## YOUR INSTRUCTIONS
Listed below are entries; give the number of lines among them that include "this", and only that number.

## THE DATA
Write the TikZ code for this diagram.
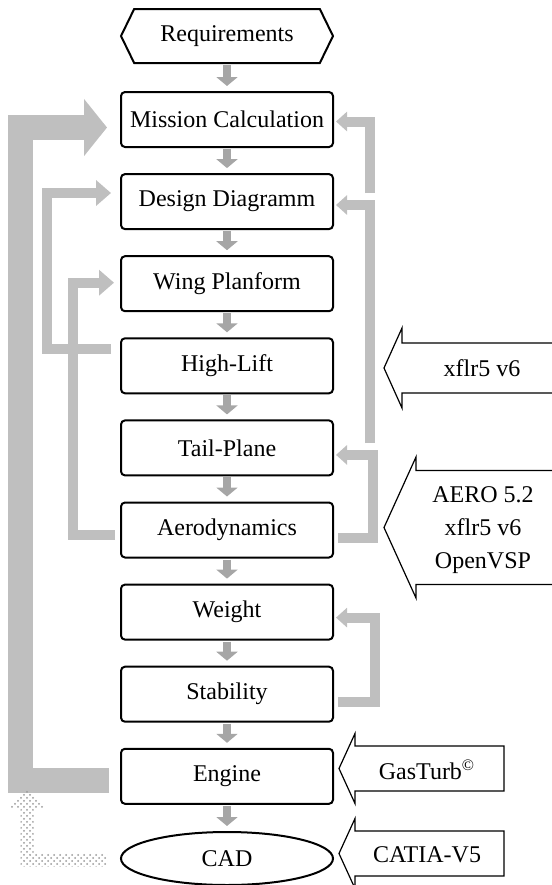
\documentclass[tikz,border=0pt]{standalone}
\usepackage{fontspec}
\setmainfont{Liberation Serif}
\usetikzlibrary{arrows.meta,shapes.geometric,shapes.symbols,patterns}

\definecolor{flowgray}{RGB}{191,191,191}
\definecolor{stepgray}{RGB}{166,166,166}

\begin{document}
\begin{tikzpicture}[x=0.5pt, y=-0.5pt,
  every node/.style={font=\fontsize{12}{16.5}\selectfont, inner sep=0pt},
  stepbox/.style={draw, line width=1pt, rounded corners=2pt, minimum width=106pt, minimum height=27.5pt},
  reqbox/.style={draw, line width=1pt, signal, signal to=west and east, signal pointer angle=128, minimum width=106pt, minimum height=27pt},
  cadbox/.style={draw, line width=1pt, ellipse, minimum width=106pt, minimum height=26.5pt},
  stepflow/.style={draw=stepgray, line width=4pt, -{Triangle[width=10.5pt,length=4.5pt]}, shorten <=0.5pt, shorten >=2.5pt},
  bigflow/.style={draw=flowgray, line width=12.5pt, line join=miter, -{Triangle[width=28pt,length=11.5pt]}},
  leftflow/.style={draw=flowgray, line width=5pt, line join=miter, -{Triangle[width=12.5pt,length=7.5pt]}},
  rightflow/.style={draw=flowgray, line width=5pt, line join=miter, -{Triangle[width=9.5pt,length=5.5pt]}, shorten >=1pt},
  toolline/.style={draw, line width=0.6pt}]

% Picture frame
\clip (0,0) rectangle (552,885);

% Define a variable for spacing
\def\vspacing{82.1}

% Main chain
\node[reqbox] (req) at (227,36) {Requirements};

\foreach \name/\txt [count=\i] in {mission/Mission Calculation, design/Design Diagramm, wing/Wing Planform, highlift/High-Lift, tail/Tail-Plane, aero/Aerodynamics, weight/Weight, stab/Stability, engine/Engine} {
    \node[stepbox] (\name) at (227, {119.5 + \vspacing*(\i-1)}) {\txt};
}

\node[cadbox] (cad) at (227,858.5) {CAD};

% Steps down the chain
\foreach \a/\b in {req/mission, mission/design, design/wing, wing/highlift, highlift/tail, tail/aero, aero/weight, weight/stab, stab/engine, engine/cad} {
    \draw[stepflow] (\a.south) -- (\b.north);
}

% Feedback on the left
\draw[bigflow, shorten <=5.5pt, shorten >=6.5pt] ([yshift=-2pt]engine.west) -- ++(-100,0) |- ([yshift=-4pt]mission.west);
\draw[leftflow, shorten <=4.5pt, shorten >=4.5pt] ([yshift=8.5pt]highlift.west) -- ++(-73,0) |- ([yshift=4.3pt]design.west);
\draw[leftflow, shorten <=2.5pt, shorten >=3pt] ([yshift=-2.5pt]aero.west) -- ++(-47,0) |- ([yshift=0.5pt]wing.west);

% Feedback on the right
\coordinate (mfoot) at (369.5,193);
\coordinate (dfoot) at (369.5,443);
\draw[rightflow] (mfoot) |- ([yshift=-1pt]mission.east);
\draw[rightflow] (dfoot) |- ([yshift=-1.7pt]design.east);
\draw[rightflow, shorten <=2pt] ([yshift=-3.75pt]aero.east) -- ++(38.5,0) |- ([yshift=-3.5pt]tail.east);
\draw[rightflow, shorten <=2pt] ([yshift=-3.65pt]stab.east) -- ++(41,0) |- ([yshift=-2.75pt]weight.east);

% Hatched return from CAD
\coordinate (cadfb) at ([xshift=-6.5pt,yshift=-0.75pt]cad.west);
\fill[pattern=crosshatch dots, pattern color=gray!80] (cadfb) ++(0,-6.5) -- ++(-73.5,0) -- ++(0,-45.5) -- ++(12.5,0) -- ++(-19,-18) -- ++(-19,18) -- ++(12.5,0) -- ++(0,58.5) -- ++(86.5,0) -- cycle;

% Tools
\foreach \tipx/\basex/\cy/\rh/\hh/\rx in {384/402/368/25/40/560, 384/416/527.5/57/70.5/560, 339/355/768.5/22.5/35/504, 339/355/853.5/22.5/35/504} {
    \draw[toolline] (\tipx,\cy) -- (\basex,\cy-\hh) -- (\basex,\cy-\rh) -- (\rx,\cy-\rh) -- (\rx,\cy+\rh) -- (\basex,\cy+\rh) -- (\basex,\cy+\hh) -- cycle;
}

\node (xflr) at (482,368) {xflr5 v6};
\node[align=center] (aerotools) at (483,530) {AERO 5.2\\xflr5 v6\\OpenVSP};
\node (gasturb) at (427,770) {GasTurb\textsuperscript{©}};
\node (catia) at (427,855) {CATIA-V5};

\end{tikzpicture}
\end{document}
--
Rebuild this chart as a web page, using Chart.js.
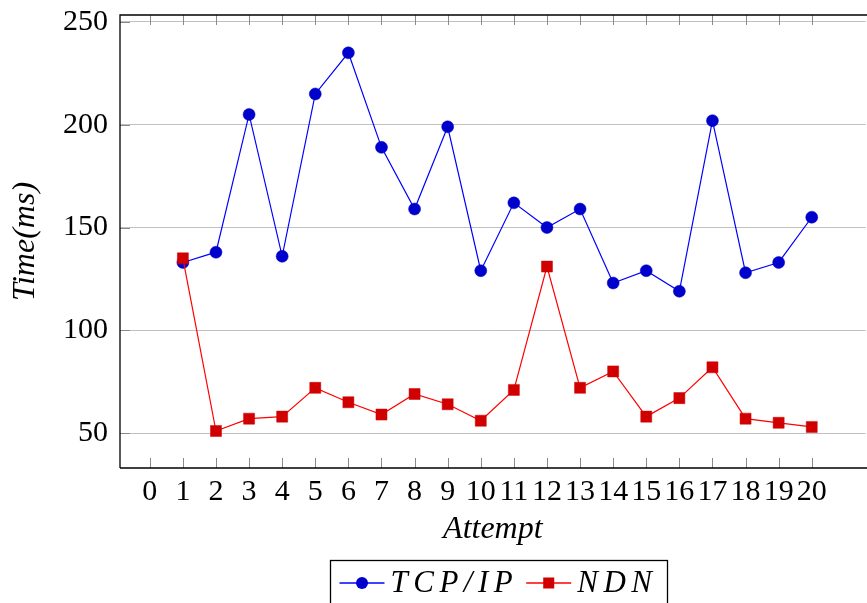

## RESULT OF THE TASK
2